* _Dataset section_:
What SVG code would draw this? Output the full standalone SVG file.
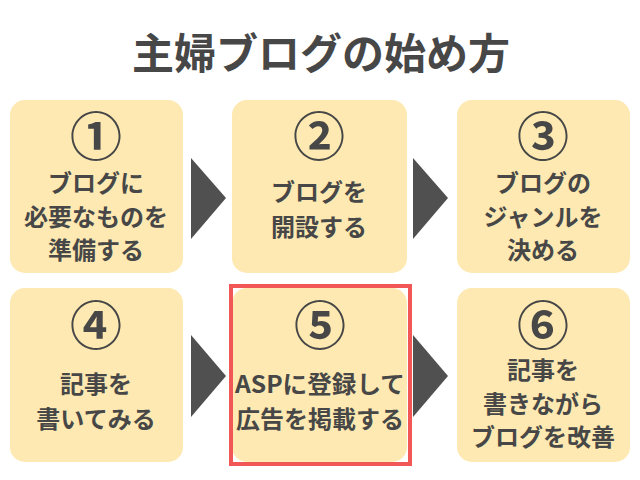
<svg xmlns="http://www.w3.org/2000/svg" width="640" height="480" viewBox="0 0 640 480">
<style>
.box{fill:#fde9b1}
.t{font-family:"Noto Sans CJK JP","Noto Sans",sans-serif;font-weight:bold;fill:#474747;text-anchor:middle;dominant-baseline:central}
.lbl{font-size:24px}
.num{font-size:52px}
.arrow{fill:#505050}
</style>
<rect width="640" height="480" fill="#ffffff"/>
<text class="t" x="321" y="50" font-size="42" fill="#333">主婦ブログの始め方</text>
<g id="connectors">
<polygon class="arrow" points="191,158 226,198 191,239"/>
<polygon class="arrow" points="413,158 448,198 413,239"/>
<polygon class="arrow" points="191,335 226,376 191,417"/>
<polygon class="arrow" points="413,335 448,376 413,417"/>
</g>
<g id="n1">
<rect class="box" x="10" y="100" width="173" height="173" rx="15"/>
<text class="t num" x="96" y="133">①</text>
<text class="t lbl" x="96" y="181">ブログに</text>
<text class="t lbl" x="96" y="215">必要なものを</text>
<text class="t lbl" x="96" y="248">準備する</text>
</g>
<g id="n2">
<rect class="box" x="232" y="100" width="175" height="173" rx="15"/>
<text class="t num" x="319" y="133">②</text>
<text class="t lbl" x="319" y="190">ブログを</text>
<text class="t lbl" x="319" y="225">開設する</text>
</g>
<g id="n3">
<rect class="box" x="457" y="100" width="173" height="173" rx="15"/>
<text class="t num" x="543" y="133">③</text>
<text class="t lbl" x="543" y="181">ブログの</text>
<text class="t lbl" x="543" y="215">ジャンルを</text>
<text class="t lbl" x="543" y="248">決める</text>
</g>
<g id="n4">
<rect class="box" x="10" y="288" width="173" height="174" rx="15"/>
<text class="t num" x="96" y="322">④</text>
<text class="t lbl" x="96" y="382">記事を</text>
<text class="t lbl" x="96" y="417">書いてみる</text>
</g>
<g id="n5">
<rect class="box" x="232" y="288" width="175" height="174" rx="15"/>
<rect x="231" y="286" width="179" height="178" fill="none" stroke="#f15757" stroke-width="4"/>
<text class="t num" x="320" y="322">⑤</text>
<text class="t lbl" x="320" y="382" textLength="170" lengthAdjust="spacingAndGlyphs">ASPに登録して</text>
<text class="t lbl" x="320" y="417">広告を掲載する</text>
</g>
<g id="n6">
<rect class="box" x="457" y="288" width="173" height="174" rx="15"/>
<text class="t num" x="543" y="322">⑥</text>
<text class="t lbl" x="543" y="368">記事を</text>
<text class="t lbl" x="543" y="402">書きながら</text>
<text class="t lbl" x="543" y="435">ブログを改善</text>
</g>
</svg>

* _Written exercise_:
Go through the listing above and write it all out exactly, leaving out any picture.

* _Answer to the exercise_:
What SVG code would draw this? Output the full standalone SVG file.
<svg xmlns="http://www.w3.org/2000/svg" width="640" height="480" viewBox="0 0 640 480">
<style>
.box{fill:#fde9b1}
.t{font-family:"Noto Sans CJK JP","Noto Sans",sans-serif;font-weight:bold;fill:#474747;text-anchor:middle;dominant-baseline:central}
.lbl{font-size:24px}
.num{font-size:52px}
.arrow{fill:#505050}
</style>
<rect width="640" height="480" fill="#ffffff"/>
<text class="t" x="321" y="50" font-size="42" fill="#333">主婦ブログの始め方</text>
<g id="connectors">
<polygon class="arrow" points="191,158 226,198 191,239"/>
<polygon class="arrow" points="413,158 448,198 413,239"/>
<polygon class="arrow" points="191,335 226,376 191,417"/>
<polygon class="arrow" points="413,335 448,376 413,417"/>
</g>
<g id="n1">
<rect class="box" x="10" y="100" width="173" height="173" rx="15"/>
<text class="t num" x="96" y="133">①</text>
<text class="t lbl" x="96" y="181">ブログに</text>
<text class="t lbl" x="96" y="215">必要なものを</text>
<text class="t lbl" x="96" y="248">準備する</text>
</g>
<g id="n2">
<rect class="box" x="232" y="100" width="175" height="173" rx="15"/>
<text class="t num" x="319" y="133">②</text>
<text class="t lbl" x="319" y="190">ブログを</text>
<text class="t lbl" x="319" y="225">開設する</text>
</g>
<g id="n3">
<rect class="box" x="457" y="100" width="173" height="173" rx="15"/>
<text class="t num" x="543" y="133">③</text>
<text class="t lbl" x="543" y="181">ブログの</text>
<text class="t lbl" x="543" y="215">ジャンルを</text>
<text class="t lbl" x="543" y="248">決める</text>
</g>
<g id="n4">
<rect class="box" x="10" y="288" width="173" height="174" rx="15"/>
<text class="t num" x="96" y="322">④</text>
<text class="t lbl" x="96" y="382">記事を</text>
<text class="t lbl" x="96" y="417">書いてみる</text>
</g>
<g id="n5">
<rect class="box" x="232" y="288" width="175" height="174" rx="15"/>
<rect x="231" y="286" width="179" height="178" fill="none" stroke="#f15757" stroke-width="4"/>
<text class="t num" x="320" y="322">⑤</text>
<text class="t lbl" x="320" y="382" textLength="170" lengthAdjust="spacingAndGlyphs">ASPに登録して</text>
<text class="t lbl" x="320" y="417">広告を掲載する</text>
</g>
<g id="n6">
<rect class="box" x="457" y="288" width="173" height="174" rx="15"/>
<text class="t num" x="543" y="322">⑥</text>
<text class="t lbl" x="543" y="368">記事を</text>
<text class="t lbl" x="543" y="402">書きながら</text>
<text class="t lbl" x="543" y="435">ブログを改善</text>
</g>
</svg>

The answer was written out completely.